Dorotheum

Die Stunde der dekorativen Perser


Ob klassisch, edel oder extravagant: kein Einrichtungsgegenstand prägt die Atmosphäre eines Raums so sehr wie ein Teppich. Wer von modernen Designs eine Pause braucht, nach authentischer Patina für seine Räume sucht oder einfach Sammler mit Leib und Seele ist: für den lohnt sich ein frischer Blick auf ältere Werke der Web- und Knüpfkunst. Zum Beispiel im Wiener Auktionshaus Dorotheum: Dort kamen in diesem Frühjahr dekorative Teppiche und Sammlerschätzchen unter den Hammer.

Für Liebhaber boten die beiden Auktionen die Chance, die alten Textilien zu entdecken, zu bestaunen und auf ihre Favoriten zu bieten. Beim ersten Termin im Februar standen Orientteppiche, Textilien und Tapisserien im Rampenlicht. Regelrechte Verkaufsschlager waren hochwertige Perserteppiche aus dem 20. Jahrhundert - etwa zwischen 1920 und 1960 - in teils stattlichem Format mit mehr als fünf Metern Seitenlänge.

Das Top-Ergebnis erzielte ein Ghom-Seidenteppich (Lot 220) mit fein geknüpftem Rautenmuster: Er ging für 13.776 EUR (alle Preise inkl.
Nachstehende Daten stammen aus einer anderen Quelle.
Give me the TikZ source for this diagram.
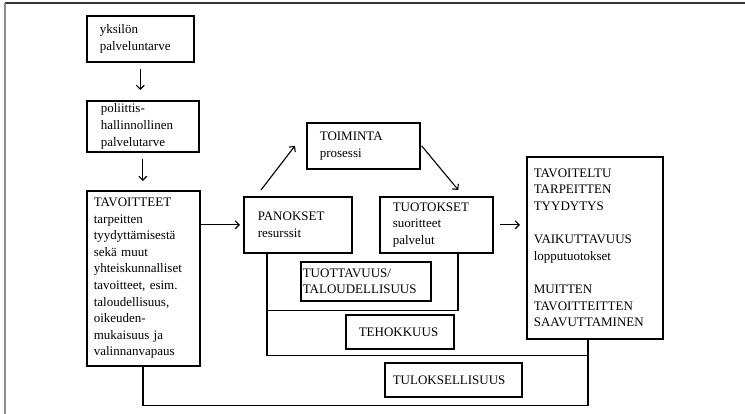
\documentclass[tikz,border=0pt]{standalone}
\usepackage{fontspec}
\setmainfont{Liberation Serif}
\usetikzlibrary{arrows.meta}
\tikzset{
  laatikko/.style={draw, line width=1.6pt, anchor=north west, align=left,
    inner ysep=2pt, font=\fontsize{13}{16.6}\selectfont},
  viiva/.style={line width=1.1pt},
  >={Straight Barb[length=4pt,width=8pt]},
}

\begin{document}
\begin{tikzpicture}[x=1pt,y=-1pt]
 \useasboundingbox (0,0) rectangle (745,414);
 \draw [line width=1.4pt, black!80] (5,3) -- (745,3);
 \draw [line width=1.4pt, black!45] (5,3) -- (5,414);
 % vasen sarake
 \node[laatikko, text width=81pt, inner xsep=13pt, minimum height=46pt] (yksilo) at (86,15) {yksilön\\palveluntarve};
 \node[laatikko, text width=84pt, inner xsep=14pt, minimum height=51pt] (poliitt) at (86,100) {poliittis-\\hallinnollinen\\palvelutarve};
 \node[laatikko, text width=99pt, inner xsep=7pt, minimum height=175pt] (tavoitteet) at (86,190) {TAVOITTEET\\tarpeitten\\tyydyttämisestä\\sekä muut\\yhteiskunnalliset\\tavoitteet, esim.\\taloudellisuus,\\oikeuden-\\mukaisuus ja\\valinnanvapaus};
 % prosessi
 \node[laatikko, text width=80pt, inner xsep=14pt, minimum height=56pt] (panokset) at (243,196) {PANOKSET\\resurssit};
 \node[laatikko, text width=87pt, inner xsep=13pt, minimum height=46pt] (toiminta) at (306,122) {TOIMINTA\\prosessi};
 \node[laatikko, text width=87pt, inner xsep=13pt, minimum height=56pt] (tuotokset) at (379,196) {TUOTOKSET\\suoritteet\\palvelut};
 \node[laatikko, text width=122pt, inner xsep=7pt, minimum height=182pt] (tavoiteltu) at (526,156) {TAVOITELTU\\TARPEITTEN\\TYYDYTYS\\[16.6pt]VAIKUTTAVUUS\\lopputuotokset\\[16.6pt]MUITTEN\\TAVOITTEITTEN\\SAAVUTTAMINEN};
 % mittarit
 \node[laatikko, text width=126pt, inner xsep=2pt, minimum height=39pt] (tuottavuus) at (300,261) {TUOTTAVUUS/\\TALOUDELLISUUS};
 \node[laatikko, text width=82pt, inner xsep=13pt, minimum height=34pt] (tehokkuus) at (345,314) {TEHOKKUUS};
 \node[laatikko, text width=121pt, inner xsep=8pt, minimum height=34pt] (tuloksellisuus) at (384,362) {TULOKSELLISUUS};
 % nuolet
 \draw [viiva, ->, shorten <=6pt, shorten >=10pt] (yksilo.south) -- (yksilo.south |- poliitt.north);
 \draw [viiva, ->, shorten <=6pt, shorten >=9pt] (poliitt.south) -- (poliitt.south |- tavoitteet.north);
 \draw [viiva, ->, shorten >=3pt] (tavoitteet.east |- panokset.west) -- (panokset.west);
 \draw [viiva, ->] ([xshift=18pt,yshift=6pt]panokset.north west) -- ([xshift=-11pt]toiminta.west);
 \draw [viiva, ->] ([xshift=1pt]toiminta.east) -- ([xshift=22pt,yshift=6pt]tuotokset.north);
 \draw [viiva, ->, shorten <=6pt, shorten >=6pt] (tuotokset.east) -- (tuotokset.east -| tavoiteltu.west);
 % rajaukset
 \coordinate (p1) at ([xshift=24pt]panokset.south west);
 \coordinate (t1) at ([xshift=79pt]tuotokset.south west);
 \coordinate (r1) at ([xshift=62pt]tavoiteltu.south west);
 \coordinate (a1) at ([xshift=57pt]tavoitteet.south west);
 \draw [viiva] (p1) |- ([yshift=-57pt]t1) -- (t1);
 \draw [viiva] (p1) |- ([yshift=-16pt]r1) -- (r1);
 \draw [viiva] (a1) |- ([yshift=-66pt]r1) -- (r1);
\end{tikzpicture}
\end{document}
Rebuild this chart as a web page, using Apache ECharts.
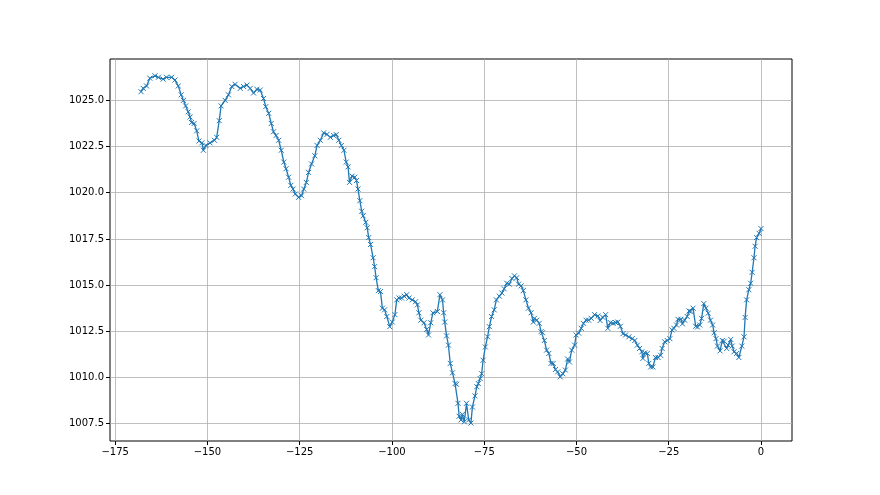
<!DOCTYPE html>
<html>
<head>
<meta charset="utf-8">
<script src="https://cdn.jsdelivr.net/npm/echarts@6/dist/echarts.min.js"></script>
<style>
html,body{margin:0;padding:0;background:#fff;}
#chart{width:880px;height:495px;}
</style>
</head>
<body>
<div id="chart"></div>
<script>
// hours relative to now
const hours = [
-168,-167.4,-166.5,-165.6,-164.2,-163.3,-162.0,-161.1,-159.7,-158.8,-157.9,-157.1,-156.5,-155.9,-155.2,-154.7,-154.3,-153.6,-152.9,-152.3,-151.5,-151.1,-150.4,-149.3,-148.1,-147.5,-146.8,-146.3,-145.2,-144.3,-143.4,
-142.5,-141.1,-140.2,-139.3,-138.4,-137.5,-136.6,-135.7,-134.8,-134.2,-133.4,-132.7,-132.1,-131.4,-130.7,-130.0,-129.3,-128.7,-128.0,-127.4,-126.8,-126.2,-125.3,-124.5,-123.9,-123.2,-122.6,-121.8,-120.9,-120.3,-119.4,-118.5,-117.6,-116.7,-115.8,
-115.1,-114.4,-113.7,-113.0,-112.4,-111.9,-111.5,-110.8,-110.1,-109.6,-109.2,-108.7,-108.2,-107.8,-107.1,-106.7,-106.3,-105.8,-105.1,-104.7,-104.3,-103.7,-103.1,-102.6,-102.0,-101.4,-100.6,-99.9,-99.2,-98.7,-98.1,-97.4,-96.7,-96.0,-95.4,-94.5,-93.6,-93.1,-92.7,-92.2,-91.3,-90.6,-90.1,-89.5,-88.9,
-87.7,-87.0,-86.3,-86.0,-85.7,-85.2,-84.7,-84.2,-83.6,-82.9,-82.5,-82.1,-81.8,-81.3,-80.9,-80.4,-79.8,-79.2,-78.6,-78.2,-77.5,-77.0,-76.6,-76.1,-75.7,-75.3,-74.7,-74.1,-73.6,-73.0,-72.3,-71.7,-70.9,-70.2,-69.6,-68.9,-68.2,-67.5,-66.8,-66.2,-65.7,-65.0,-64.4,-63.7,-63.0,-62.3,-61.7,
-61.4,-60.8,-60.1,-59.6,-59.2,-58.7,-58.1,-57.5,-56.9,-56.3,-55.7,-55.1,-54.4,-53.7,-53.0,-52.4,-51.9,-51.3,-50.5,-50.1,-49.4,-48.7,-48.1,-47.4,-46.7,-46.0,-45.1,-44.2,-43.6,-42.9,-42.1,-41.5,-40.8,-40.1,-39.4,-38.8,-38.1,-37.4,-36.7,-35.8,-34.9,-34.2,
-33.5,-32.9,-32.3,-32.0,-31.5,-30.8,-30.4,-29.9,-29.3,-28.6,-27.9,-27.2,-26.8,-26.1,-25.4,-24.7,-24.1,-23.6,-22.9,-22.5,-21.7,-21.3,-20.7,-20.0,-19.5,-19.0,-18.4,-17.7,-17.2,-16.6,-16.1,-15.5,-14.9,-14.3,-13.7,-13.1,-12.7,-12.2,-11.8,-11.1,-10.5,-10.0,-9.3,-8.9,-8.2,-7.8,-7.3,-6.6,-6.0,-5.2,-4.6,-4.3,-3.9,-3.3,-2.8,-2.4,-1.9,-1.6,-1.2,-0.5,0
];
const pressure = [
1025.47,1025.65,1025.78,1026.2,1026.33,1026.25,1026.15,1026.25,1026.25,1026.1,1025.78,1025.3,1025.0,1024.7,1024.38,1024.1,1023.8,1023.75,1023.35,1022.8,1022.7,1022.3,1022.56,1022.7,1022.84,1023.0,1023.9,1024.7,1025.0,1025.3,1025.75,
1025.87,1025.65,1025.75,1025.83,1025.65,1025.4,1025.6,1025.56,1025.1,1024.66,1024.3,1023.75,1023.3,1023.1,1022.84,1022.3,1021.66,1021.3,1020.84,1020.4,1020.2,1019.93,1019.75,1019.84,1020.2,1020.56,1021.1,1021.56,1022.0,1022.56,1022.84,1023.24,1023.16,1023.0,1023.1,
1023.15,1022.84,1022.56,1022.3,1021.66,1021.4,1020.56,1020.9,1020.84,1020.66,1020.2,1019.57,1019.0,1018.75,1018.4,1018.1,1017.57,1017.2,1016.48,1016.0,1015.4,1014.7,1014.65,1013.75,1013.66,1013.3,1012.75,1013.0,1013.4,1014.2,1014.3,1014.3,1014.4,1014.48,1014.3,1014.2,1014.1,1013.93,1013.5,1013.1,1012.96,1012.6,1012.3,1012.96,1013.5,
1013.57,1014.48,1014.2,1013.5,1013.0,1012.25,1011.75,1010.76,1010.25,1009.67,1009.63,1008.6,1007.9,1007.7,1008.0,1007.6,1008.6,1007.7,1007.53,1008.4,1009.0,1009.5,1009.67,1009.94,1010.2,1010.93,1011.65,1012.2,1012.75,1013.3,1013.66,1014.2,1014.4,1014.57,1014.8,1015.1,1015.05,1015.36,1015.5,1015.4,1015.05,1014.96,1014.7,1014.2,1013.75,1013.5,1013.0,
1013.2,1013.1,1012.93,1012.48,1012.42,1012.0,1011.48,1011.3,1010.76,1010.76,1010.43,1010.3,1010.03,1010.2,1010.4,1011.0,1010.84,1011.48,1011.75,1012.3,1012.4,1012.66,1012.93,1013.1,1013.1,1013.2,1013.4,1013.33,1013.08,1013.26,1013.4,1012.66,1012.97,1012.93,1012.97,1013.0,1012.77,1012.37,1012.3,1012.2,1012.1,1012.0,
1011.75,1011.57,1011.39,1011.03,1011.33,1011.3,1010.76,1010.57,1010.57,1011.08,1011.08,1011.2,1011.57,1011.93,1012.0,1012.1,1012.57,1012.66,1012.84,1013.15,1013.15,1012.9,1013.1,1013.3,1013.6,1013.57,1013.75,1012.77,1012.73,1012.84,1013.2,1014.0,1013.75,1013.48,1013.1,1012.84,1012.42,1012.1,1011.7,1011.44,1012.0,1011.96,1011.57,1011.75,1012.06,1011.7,1011.39,1011.3,1011.08,1011.7,1012.2,1013.25,1014.2,1014.75,1015.1,1015.69,1016.48,1017.1,1017.57,1017.8,1018.06
];
const xTicks = [-175,-150,-125,-100,-75,-50,-25,0];
const yTicks = [1007.5,1010.0,1012.5,1015.0,1017.5,1020.0,1022.5,1025.0];

const data = hours.map((h, i) => [h, pressure[i]]);
const chart = echarts.init(document.getElementById('chart'), null, {renderer: 'canvas'});
const font = {fontFamily: 'DejaVu Sans', fontSize: 10, color: '#000'};
chart.setOption({
  animation: false,
  backgroundColor: '#fff',
  grid: {left: 110, right: 88, top: 59, bottom: 54, show: true, borderColor: '#000', borderWidth: 1, backgroundColor: 'transparent'},
  xAxis: {
    type: 'value', min: -176.4, max: 8.4,
    axisLine: {show: false, onZero: false},
    axisTick: {show: true, inside: false, length: 4, lineStyle: {color: '#000'}, customValues: xTicks},
    axisLabel: Object.assign({margin: 6, customValues: xTicks, formatter: v => String(v).replace('-', '\u2212')}, font),
    splitLine: {show: true, lineStyle: {color: '#b0b0b0', width: 0.8}}
  },
  yAxis: {
    type: 'value', min: 1006.56, max: 1027.24,
    axisLine: {show: false, onZero: false},
    axisTick: {show: true, inside: false, length: 4, lineStyle: {color: '#000'}, customValues: yTicks},
    axisLabel: Object.assign({margin: 6, customValues: yTicks, formatter: v => v.toFixed(1)}, font),
    splitLine: {show: true, lineStyle: {color: '#b0b0b0', width: 0.8}}
  },
  series: [{
    type: 'line',
    data: data,
    symbol: 'path://M0,0L10,10M10,0L0,10',
    symbolSize: 5,
    showSymbol: true,
    lineStyle: {color: '#1f77b4', width: 1.3},
    itemStyle: {color: '#1f77b4', borderColor: '#1f77b4', borderWidth: 1},
    z: 3
  }]
});
</script>
</body>
</html>
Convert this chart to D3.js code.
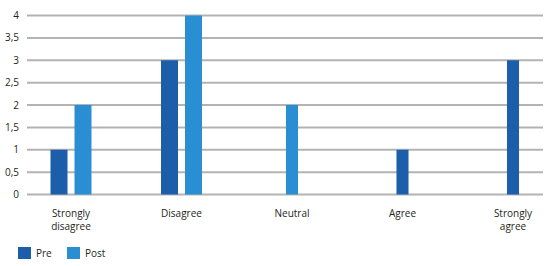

USt. und Gebühren) an den neuen Besitzer.

Platz zwei mit 11.250 EUR teilten sich vier Exemplare: ein Prachtteppich im seltenen Lang-/Schmalformat mit ungewöhnlichem Medaillon und Drachenkörper-Motiven in den Ecken (Lot 57); ein extrafeiner Tabris mit 2 Mio. Kn/m2 aus der bekannten Teppichmanufaktur SKH - eine Top-Knüpfqualität aus dem Iran (Lot 147); ein feiner beigegrundiger Mesched mit typischen breiten Webkanten (Lot 63) und ein Übermaß-Saruk (535 x 366 cm) von 1920 (Lot 205).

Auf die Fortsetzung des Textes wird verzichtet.